The Abuser: Talks down to her.
So You Should: Address her as an equal. Avoid all traces of condescension or superior knowledge in your voice. If you speak to an abused woman as if you are smarter or wiser than she is…then you inadvertently confirm exactly what the abuser has been telling her, which is that she is beneath him.

The Abuser: Thinks he knows what is good for her better than she does.
So You Should: Treat her as the expert on her own life. Don’t assume that you know what she needs to do. …Ask her what she thinks might work, don’t pressure her, and do respect her explanations….

The Abuser: Dominates conversations.
So You Should: Listen more and talk less. …Talking too much inadvertently communicates to her that your thoughts are more important than hers, which is exactly how the abuser treats her.

The Abuser: Believes he has the right to control her life.
So You Should: Respect her right to self-determination. She is entitled to make decisions that are not exactly what you would choose….

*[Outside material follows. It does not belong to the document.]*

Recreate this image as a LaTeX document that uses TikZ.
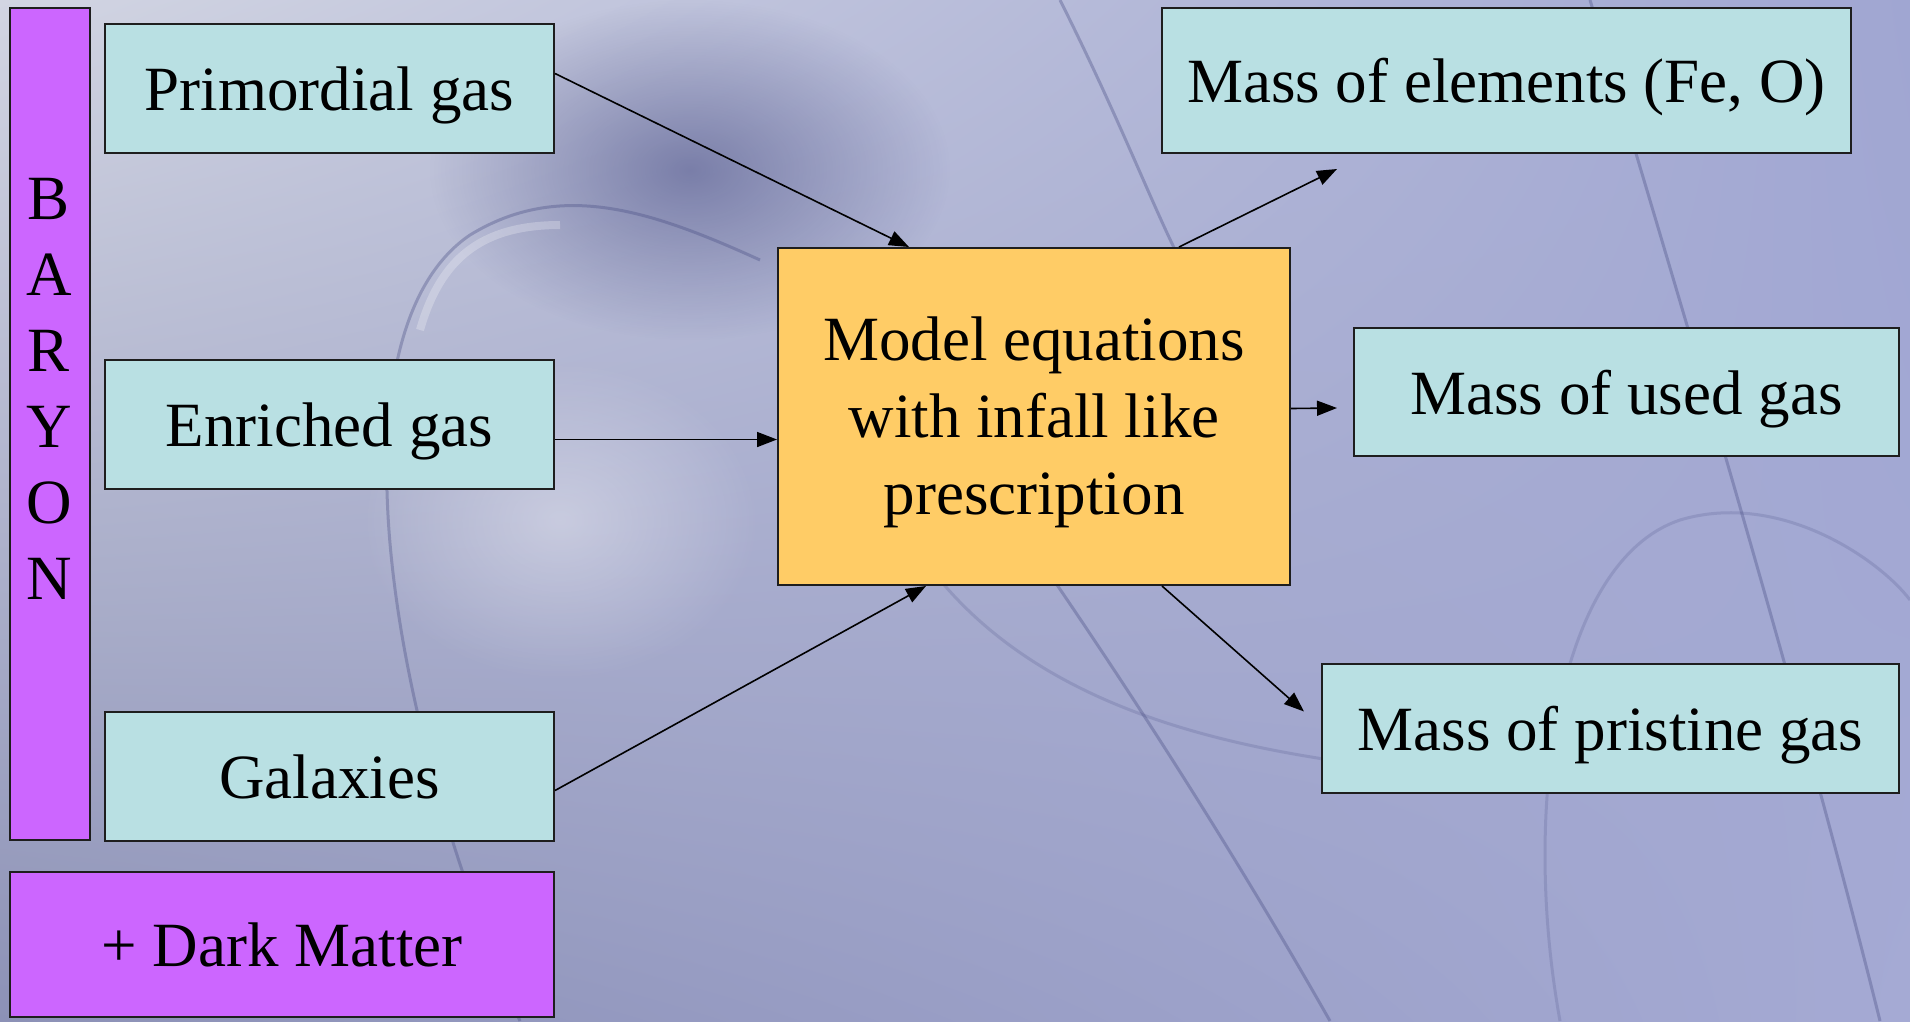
\documentclass[tikz,border=0pt]{standalone}
\usepackage{fontspec}
\setmainfont{Liberation Serif}
\usetikzlibrary{arrows.meta,calc,shadings,fadings}
\tikzfading[name=softblob, inner color=transparent!0, outer color=transparent!100]
\definecolor{cyanbox}{RGB}{185,224,227}
\definecolor{purplebox}{RGB}{204,102,255}
\definecolor{orangebox}{RGB}{255,204,102}
\definecolor{bgA}{RGB}{210,213,226}
\definecolor{bgB}{RGB}{160,166,210}
\definecolor{bgC}{RGB}{140,145,182}
\definecolor{bgD}{RGB}{165,170,212}
\definecolor{swoosh}{RGB}{70,75,130}
\definecolor{edge}{RGB}{30,30,30}
\tikzset{
  box/.style={draw=edge, line width=2pt, anchor=north west, inner sep=0pt,
    align=center, font=\fontsize{63}{77}\selectfont},
  cbox/.style={box, fill=cyanbox, text height=44pt, text depth=0pt},
  pbox/.style={box, fill=purplebox},
  obox/.style={box, fill=orangebox},
  conn/.style={line width=1.6pt, -{Triangle[length=20pt,width=15pt]}},
  bgline/.style={line width=3pt, draw=swoosh, opacity=0.35},
}
\begin{document}
\begin{tikzpicture}[x=1pt,y=-1pt]
\useasboundingbox (0,0) rectangle (1910,1021);
% background
\shade[upper left=bgA, upper right=bgB, lower left=bgC, lower right=bgD] (0,0) rectangle (1910,1021);
\fill[swoosh, opacity=0.55, path fading=softblob] (690,170) ellipse (260pt and 170pt);
\fill[white, opacity=0.35, path fading=softblob] (560,520) ellipse (200pt and 160pt);
\draw[bgline] (520,1021) .. controls (380,700) and (330,330) .. (470,235) .. controls (560,180) and (650,210) .. (760,260);
\draw[line width=8pt, white, opacity=0.25] (420,330) .. controls (440,260) and (480,225) .. (560,225);
\draw[bgline] (1060,0) .. controls (1120,120) and (1150,200) .. (1180,260);
\draw[bgline] (1590,0) .. controls (1680,300) and (1800,700) .. (1880,1021);
\draw[bgline] (1040,560) .. controls (1150,720) and (1250,880) .. (1330,1021);
\draw[bgline, opacity=0.2] (1560,1021) .. controls (1520,800) and (1560,560) .. (1680,520) .. controls (1780,490) and (1880,560) .. (1910,600);
\draw[bgline, opacity=0.2] (940,580) .. controls (1040,700) and (1200,740) .. (1330,760);
% nodes
\node[pbox, minimum width=80pt, minimum height=832pt] (baryon) at (9,7) {};
\node[font=\fontsize{63}{76}\selectfont, align=center, inner sep=0pt] (baryontext) at (49,389) {B\\A\\R\\Y\\O\\N};
\node[cbox, minimum width=449pt, minimum height=129pt] (prim) at (104,23) {Primordial gas};
\node[cbox, minimum width=449pt, minimum height=129pt] (enr) at (104,359) {Enriched gas};
\node[cbox, minimum width=449pt, minimum height=129pt] (gal) at (104,711) {Galaxies};
\node[pbox, minimum width=544pt, minimum height=145pt] (dm) at (9,871) {+ Dark Matter};
\node[obox, minimum width=512pt, minimum height=337pt,
  label={[font=\fontsize{63}{77}\selectfont, align=center, inner sep=0pt, anchor=center, yshift=-6pt]center:Model equations\\ with infall like\\prescription}] (model) at (777,247) {};
\node[cbox, minimum width=689pt, minimum height=145pt] (elem) at (1161,7) {Mass of elements (Fe, O)};
\node[cbox, minimum width=545pt, minimum height=128pt] (used) at (1353,327) {Mass of used gas};
\node[cbox, minimum width=577pt, minimum height=129pt] (prist) at (1321,663) {Mass of pristine gas};
% free ends
\coordinate (elemtip) at ($(elem.south west)+(176,15)$);
\coordinate (usedtip) at ($(used.west)+(-16,16)$);
\coordinate (pristtip) at ($(prist.west)+(-17,-17)$);
% connectors
\draw[conn] ($(prim.east)+(0,-15)$) -- ($(model.north)+(-125,0)$);
\draw[conn] ($(enr.east)+(0,15)$) -- ($(model.west)+(0,23)$);
\draw[conn] ($(gal.east)+(0,14)$) -- ($(model.south)+(-108,0)$);
\draw[conn] ($(model.north)+(145,0)$) -- (elemtip);
\draw[conn] ($(model.east)+(0,-8)$) -- (usedtip);
\draw[conn] ($(model.south)+(128,0)$) -- (pristtip);
\end{tikzpicture}
\end{document}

The Abuser: Assumes he understands her children and their needs better than she does.
So You Should: Assume that she is a competent, caring mother. Remember there is no simple way to determine what is best for the children of an abused woman.

The Abuser: Thinks for her.
So You Should: Think with her. Don’t assume the role of teacher or rescuer. Instead, join forces with her as a respectful and equal team member.

As with all counseling situations and discussions, there are differences of opinions because of the differing circumstances. Most counseling advice is not a “one size fits all” sort of thing. Furthermore, I would say that the goal in an abuse situation is not what Bancroft says it is (to be the complete opposite of the abuser). Rather, the goal in counseling should be to glorify God by trusting his word, obeying it, helping those in need, and showing love in ways the Word calls us to do. In other words, the above advice for helping the victim of abuse is good common grace advice worth thinking through. But we also need to think biblically as we lovingly help those who are hurting from the dark evil of abuse.

The above edited quotes are from chapter 15 of Why Does He Do That by Lundy Bancroft.